The above embodiment can be modified in various forms. Below, some modified examples are described. In the above embodiment, gas flow paths PAa and PAc for fuel gas and oxidant gas are formed on the rear surface 3Rb (a first surface) of the rear plate 3R and the front surface 3Fa (a first surface) of the front plate 3F, and cooling flow path PAw for the cooling medium is formed on the front surface 3Ra (a second surface) of the rear plate 3R and the rear surface 3Fb (a second surface) of the front plate 3F by pressing the separator substrate into an uneven shape, but the shapes of the flow paths PAa, PAc, and PAw are not limited to those described above.

In the above embodiment, as a roughening process, a laser beam is irradiated only on the part of the front surface 3Ra of the rear plate 3R that contacts the front plate 3F, but the laser beam may be irradiated on the entire front surface 3Ra. In the above embodiment, the roughening process is performed by laser processing, but it may also be performed by other processing methods. In the above embodiment, as a film forming process (metal film forming process, carbon film forming process), a corrosion-resistant titanium film 322 and a conductive carbon film 324 are formed only on the top surface 321 of the protrusion 320 on the front surface 3Ra of the rear plate 3R, but the films (coating) may also be formed on other portions. As a film-forming process, only the formation of a corrosion-resistant film may be performed.
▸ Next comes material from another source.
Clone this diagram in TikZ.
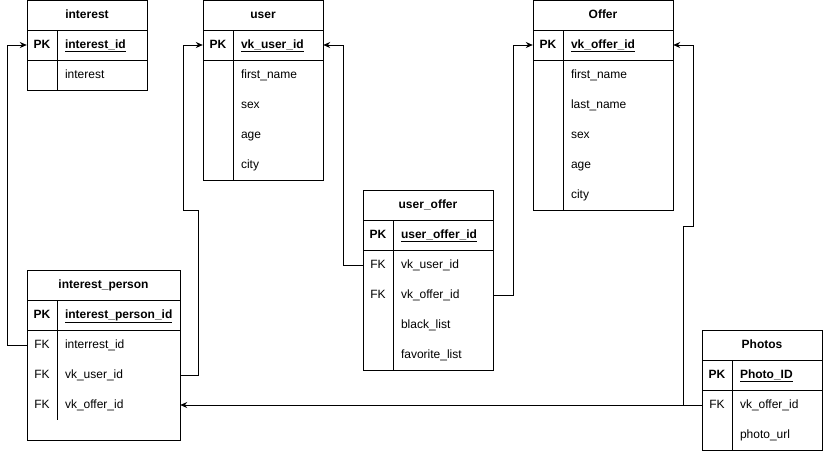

In the above embodiment, an example of applying the fuel cell stack 100 to a vehicle is described, but the fuel cell stack including a separator manufactured by the manufacturing method according to the embodiment of the present invention can also be applied to various industrial machines in addition to a moving body other than a vehicle such as an aircraft or a boat, a robot, and the like.

The above embodiment can be combined as desired with one or more of the above modifications. The modifications can also be combined with one another.

According to the present invention, it is possible to reduce an electrical resistance at a contact portion of a pair of separators, enabling efficient power generation.

Above, while the present invention has been described with reference to the preferred embodiments thereof, it will be understood, by those skilled in the art, that various changes and modifications may be made thereto without departing from the scope of the appended claims.